WHAT YOU NEED TO DO
Copy the lines of the data below exactly, starting at the first and stopping after the line that contains "import seaborn as sns"; include no pictures.

DATA EXCERPT
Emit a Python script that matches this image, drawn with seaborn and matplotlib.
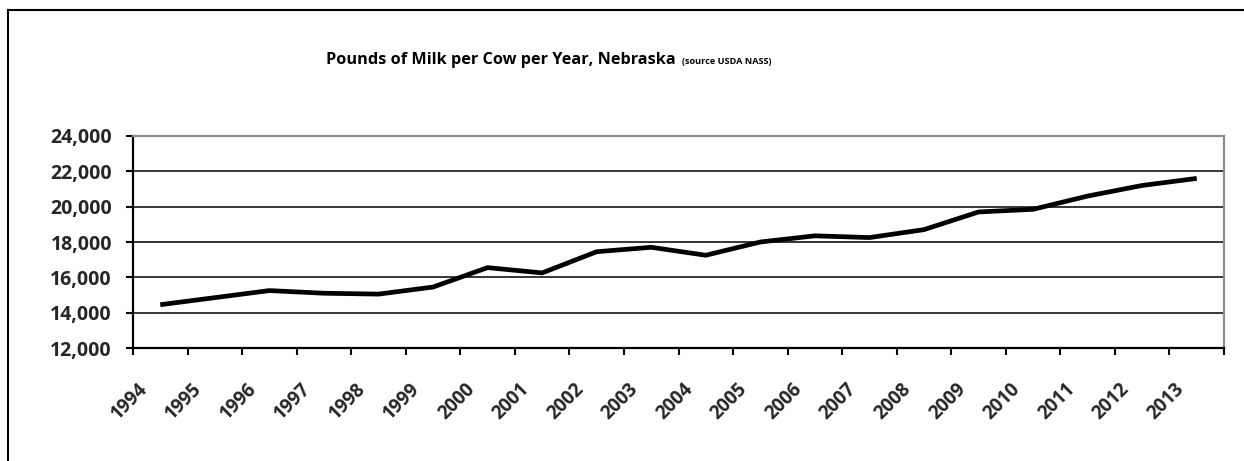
import numpy as np
import pandas as pd
import matplotlib
matplotlib.use("Agg")
import matplotlib.pyplot as plt
import matplotlib.transforms as mtransforms
from matplotlib.lines import Line2D
from matplotlib.ticker import FuncFormatter
import seaborn as sns

# ---- data ----
years = ["1994", "1995", "1996", "1997", "1998", "1999", "2000", "2001", "2002", "2003",
         "2004", "2005", "2006", "2007", "2008", "2009", "2010", "2011", "2012", "2013"]
milk_per_cow = [14450, 14850, 15250, 15100, 15050, 15450, 16550, 16250, 17450, 17700,
                17250, 18000, 18350, 18250, 18700, 19700, 19850, 20600, 21200, 21600]
y_ticks = [12000, 14000, 16000, 18000, 20000, 22000, 24000]
title_main = "Pounds of Milk per Cow per Year, Nebraska"
title_source = "(source USDA NASS)"

sns.set_style("white")
plt.rcParams["font.family"] = ["Open Sans", "DejaVu Sans"]
plt.rcParams["font.weight"] = "bold"

W, H, DPI = 1244, 461, 100
fig = plt.figure(figsize=(W / DPI, H / DPI), dpi=DPI)
fig.patch.set_facecolor("white")

def fx(px):
    return px / W

def fy(py):
    return 1 - py / H

ax = fig.add_axes([fx(133), fy(348), fx(1224) - fx(133), fy(136) - fy(348)])

df = pd.DataFrame({"year": years, "milk": milk_per_cow})
sns.lineplot(data=df, x="year", y="milk", color="black", linewidth=3.4, ax=ax,
             solid_capstyle="butt", solid_joinstyle="round", zorder=5)

n = len(years)
ax.set_xlim(-0.5, n - 0.5)
ax.set_ylim(y_ticks[0], y_ticks[-1])
ax.set_xlabel("")
ax.set_ylabel("")

# gridlines
ax.set_yticks(y_ticks)
ax.yaxis.set_major_formatter(FuncFormatter(lambda v, p: f"{int(v):,}"))
ax.grid(axis="y", color="black", linewidth=1.1)
ax.grid(axis="x", visible=False)
ax.set_axisbelow(True)

# x ticks: boundaries (major) and labels at centers (minor)
ax.set_xticks(np.arange(-0.5, n, 1.0))
ax.set_xticklabels([])
ax.set_xticks(np.arange(n), minor=True)
ax.set_xticklabels(years, minor=True, rotation=45, ha="right", va="center",
                   rotation_mode="anchor", fontsize=13.5, fontweight="bold")
ax.tick_params(axis="x", which="major", direction="out", length=5.2, width=1.5,
               color="black", bottom=True)
ax.tick_params(axis="x", which="minor", length=0, pad=27.5, bottom=True)
offset = mtransforms.ScaledTranslation(-16 / DPI, 0, fig.dpi_scale_trans)
for lab in ax.get_xticklabels(minor=True):
    lab.set_transform(lab.get_transform() + offset)

ax.tick_params(axis="y", direction="out", length=5.2, width=1.5, color="black",
               labelsize=14, pad=10, left=True)
for lab in ax.get_yticklabels():
    lab.set_fontweight("bold")

for side in ["left", "bottom"]:
    ax.spines[side].set_color("black")
    ax.spines[side].set_linewidth(1.6)
for side in ["top", "right"]:
    ax.spines[side].set_color("#8c8c8c")
    ax.spines[side].set_linewidth(1.6)
    ax.spines[side].set_visible(True)

# title
t_main = fig.text(fx(326), fy(63.5), title_main, fontsize=11.7, fontweight="bold",
                  ha="left", va="baseline", color="black")
fig.canvas.draw()
bb = t_main.get_window_extent()
src_x = bb.x1 / W + fx(6)
fig.text(src_x, fy(64.5), title_source, fontsize=6.6, fontweight="bold",
         ha="left", va="baseline", color="black")

# chart outer border (left and top edges visible)
fig.add_artist(Line2D([fx(8.3), fx(8.3)], [fy(10.3), fy(H + 5)], color="black",
                      linewidth=1.5, transform=fig.transFigure, solid_capstyle="projecting"))
fig.add_artist(Line2D([fx(8.3), fx(W + 5)], [fy(10.3), fy(10.3)], color="black",
                      linewidth=1.5, transform=fig.transFigure, solid_capstyle="projecting"))

fig.savefig("out.png", dpi=DPI, facecolor="white")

WRITTEN ANSWER
Emit a Python script that matches this image, drawn with seaborn and matplotlib.
import numpy as np
import pandas as pd
import matplotlib
matplotlib.use("Agg")
import matplotlib.pyplot as plt
import matplotlib.transforms as mtransforms
from matplotlib.lines import Line2D
from matplotlib.ticker import FuncFormatter
import seaborn as sns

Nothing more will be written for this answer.